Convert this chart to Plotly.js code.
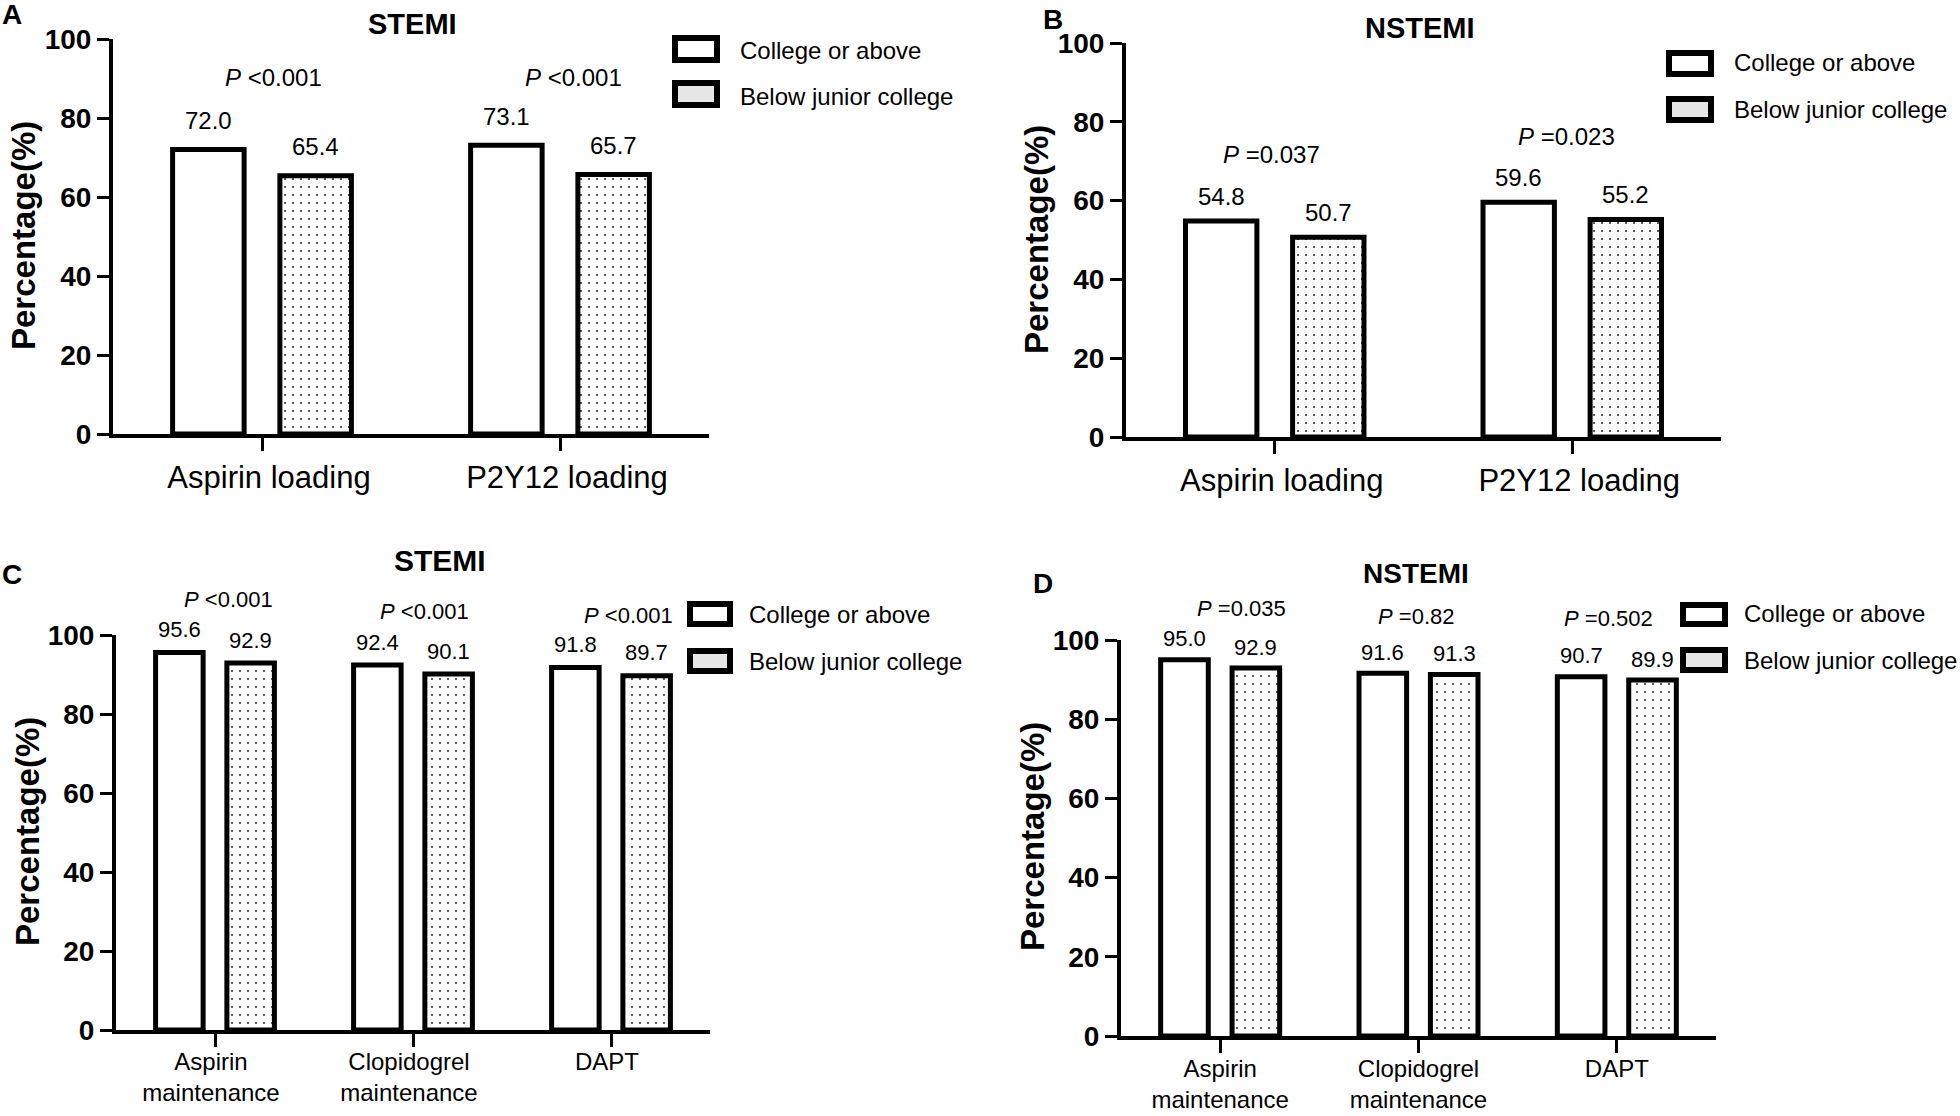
<!DOCTYPE html>
<html><head><meta charset="utf-8">
<script src="https://cdn.plot.ly/plotly-3.0.1.min.js"></script>
<style>html,body{margin:0;padding:0;background:#fff;overflow:hidden}#chart{width:1960px;height:1116px}</style>
</head><body><div id="chart"></div>
<script>
// ---------- data ----------
const seriesNames = ['College or above', 'Below junior college'];
const loadingCategories = ['Aspirin loading', 'P2Y12 loading'];
const maintenanceCategories = ['Aspirin<br>maintenance', 'Clopidogrel<br>maintenance', 'DAPT'];
const panelTitles = ['STEMI', 'NSTEMI', 'STEMI', 'NSTEMI'];
const panelLetters = ['A', 'B', 'C', 'D'];
const yTickValues = [0, 20, 40, 60, 80, 100];
const yAxisTitle = 'Percentage(%)';

const collegeA = [72.0, 73.1];
const belowA = [65.4, 65.7];
const pA = ['<0.001', '<0.001'];

const collegeB = [54.8, 59.6];
const belowB = [50.7, 55.2];
const pB = ['=0.037', '=0.023'];

const collegeC = [95.6, 92.4, 91.8];
const belowC = [92.9, 90.1, 89.7];
const pC = ['<0.001', '<0.001', '<0.001'];

const collegeD = [95.0, 91.6, 90.7];
const belowD = [92.9, 91.3, 89.9];
const pD = ['=0.035', '=0.82', '=0.502'];

// ---------- layout / style ----------
const W = 1960, H = 1116;
const FONT = 'Liberation Sans, Arial, Helvetica, sans-serif';
const px = x => x / W;
const py = y => 1 - y / H;
const BAR_W = 0.24, OFF1 = -0.30, OFF2 = 0.06;

// pPos: [x offset from category (category units), label centre y (page px)]
const panels = [
  { cats: loadingCategories, college: collegeA, below: belowA, p: pA,
    plot: [113, 709, 39, 434], xrange: [-0.5, 1.5], tickFont: 31, tickShift: 7, tickStandoff: 0,
    labelFont: 24, labelShift: 29,
    pFont: 24, pPos: [[0.037, 77], [0.044, 77]],
    title: [412, 24, 29], letter: [12, 15], ytitle: [23, 236],
    legend: { bx: [672, 720], b1: [35, 63], b2: [80, 108], tx: 738, ty: [50, 97] } },
  { cats: loadingCategories, college: collegeB, below: belowB, p: pB,
    plot: [1126, 1721, 43, 437], xrange: [-0.5, 1.5], tickFont: 31, tickShift: 7, tickStandoff: 0,
    labelFont: 24, labelShift: 25,
    pFont: 24, pPos: [[-0.01, 155], [-0.02, 137]],
    title: [1420, 28, 29], letter: [1053, 20], ytitle: [1036, 240],
    legend: { bx: [1666, 1714], b1: [50, 77], b2: [96, 123], tx: 1732, ty: [63, 110] } },
  { cats: maintenanceCategories, college: collegeC, below: belowC, p: pC,
    plot: [116, 710, 635, 1030], xrange: [-0.5, 2.5], tickFont: 24, tickShift: -4, tickStandoff: -6,
    labelFont: 22, labelShift: 23,
    pFont: 22, pPos: [[0.066, 599], [0.06, 611], [0.086, 615]],
    title: [440, 560, 30], letter: [12, 574], ytitle: [27, 832],
    legend: { bx: [687, 733], b1: [601, 627], b2: [648, 674], tx: 747, ty: [614, 661] } },
  { cats: maintenanceCategories, college: collegeD, below: belowD, p: pD,
    plot: [1121, 1716, 640, 1036], xrange: [-0.5, 2.5], tickFont: 24, tickShift: 0, tickStandoff: -5,
    labelFont: 22, labelShift: 21,
    pFont: 22, pPos: [[0.11, 608], [-0.015, 616], [-0.04, 618]],
    title: [1416, 573, 28], letter: [1043, 583], ytitle: [1032, 837],
    legend: { bx: [1680, 1728], b1: [602, 627], b2: [647, 673], tx: 1742, ty: [613, 660] } }
];

const traces = [];
const layout = {
  width: W, height: H, margin: { l: 0, r: 0, t: 0, b: 0 },
  paper_bgcolor: 'white', plot_bgcolor: 'white',
  font: { family: FONT, color: 'black' },
  showlegend: false, barmode: 'overlay',
  annotations: [], shapes: []
};

panels.forEach((pn, k) => {
  const n = k === 0 ? '' : String(k + 1);
  const xa = 'x' + n, ya = 'y' + n;
  const common = { type: 'bar', x: pn.cats, xaxis: xa, yaxis: ya, width: pn.cats.map(() => BAR_W),
    cliponaxis: false, hoverinfo: 'x+y' };
  traces.push(Object.assign({}, common, {
    name: seriesNames[0], y: pn.college, offset: OFF1,
    marker: { color: 'white', line: { color: 'black', width: 5 } }
  }));
  traces.push(Object.assign({}, common, {
    name: seriesNames[1], y: pn.below, offset: OFF2,
    marker: { color: 'white', line: { color: 'black', width: 5 },
      pattern: { shape: '.', size: 8, solidity: 0.06, fgcolor: '#3a3a3a', bgcolor: 'white', fillmode: 'replace' } }
  }));

  const [x0, x1, yTop, yBot] = pn.plot;
  layout['xaxis' + n] = {
    domain: [px(x0), px(x1)], anchor: ya, type: 'category', range: pn.xrange,
    showline: true, linecolor: 'black', linewidth: 4, showgrid: false, zeroline: false,
    ticks: 'outside', ticklen: 13, tickwidth: 3, tickcolor: 'black',
    tickfont: { family: FONT, size: pn.tickFont, color: 'black' },
    ticklabelshift: pn.tickShift, ticklabelstandoff: pn.tickStandoff,
    fixedrange: true
  };
  layout['yaxis' + n] = {
    domain: [py(yBot), py(yTop)], anchor: xa, range: [0, 100],
    tickvals: yTickValues, ticktext: yTickValues.map(String),
    showline: true, linecolor: 'black', linewidth: 4, showgrid: false, zeroline: false,
    ticks: 'outside', ticklen: 12, tickwidth: 3, tickcolor: 'black',
    tickfont: { family: FONT, size: 28, color: 'black', weight: 'bold' },
    fixedrange: true
  };

  const A = layout.annotations;
  pn.cats.forEach((c, i) => {
    A.push({ xref: xa, yref: ya, x: i + OFF1 + BAR_W / 2, y: pn.college[i], text: pn.college[i].toFixed(1),
      showarrow: false, yanchor: 'middle', yshift: pn.labelShift, font: { size: pn.labelFont, family: FONT } });
    A.push({ xref: xa, yref: ya, x: i + OFF2 + BAR_W / 2, y: pn.below[i], text: pn.below[i].toFixed(1),
      showarrow: false, yanchor: 'middle', yshift: pn.labelShift, font: { size: pn.labelFont, family: FONT } });
    A.push({ xref: xa, yref: 'paper', x: i + pn.pPos[i][0], y: py(pn.pPos[i][1]),
      text: '<i>P</i> ' + pn.p[i].replace('<', '&lt;'),
      showarrow: false, yanchor: 'middle', font: { size: pn.pFont, family: FONT } });
  });
  A.push({ xref: 'paper', yref: 'paper', x: px(pn.title[0]), y: py(pn.title[1]), text: '<b>' + panelTitles[k] + '</b>',
    showarrow: false, xanchor: 'center', yanchor: 'middle', font: { size: pn.title[2], family: FONT } });
  A.push({ xref: 'paper', yref: 'paper', x: px(pn.letter[0]), y: py(pn.letter[1]), text: '<b>' + panelLetters[k] + '</b>',
    showarrow: false, xanchor: 'center', yanchor: 'middle', font: { size: 28, family: FONT } });
  A.push({ xref: 'paper', yref: 'paper', x: px(pn.ytitle[0]), y: py(pn.ytitle[1]), text: '<b>' + yAxisTitle + '</b>',
    textangle: -90, showarrow: false, xanchor: 'center', yanchor: 'middle', font: { size: 33, family: FONT } });
  const L = pn.legend;
  [L.b1, L.b2].forEach((b, j) => {
    layout.shapes.push({ type: 'rect', xref: 'paper', yref: 'paper',
      x0: px(L.bx[0] + 3), x1: px(L.bx[1] - 3), y0: py(b[1] - 3), y1: py(b[0] + 3),
      line: { color: 'black', width: 6 }, fillcolor: j === 0 ? 'white' : '#e6e6e6' });
    A.push({ xref: 'paper', yref: 'paper', x: px(L.tx), y: py(L.ty[j]), text: seriesNames[j],
      showarrow: false, xanchor: 'left', yanchor: 'middle', font: { size: 24, family: FONT } });
  });
});

Plotly.newPlot('chart', traces, layout, { staticPlot: true, displayModeBar: false });
</script>
</body></html>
──────────────────────────────
# What is required
Find how many lines of the listing include the string "chart" and give that number, nothing else.

# Solved problem
4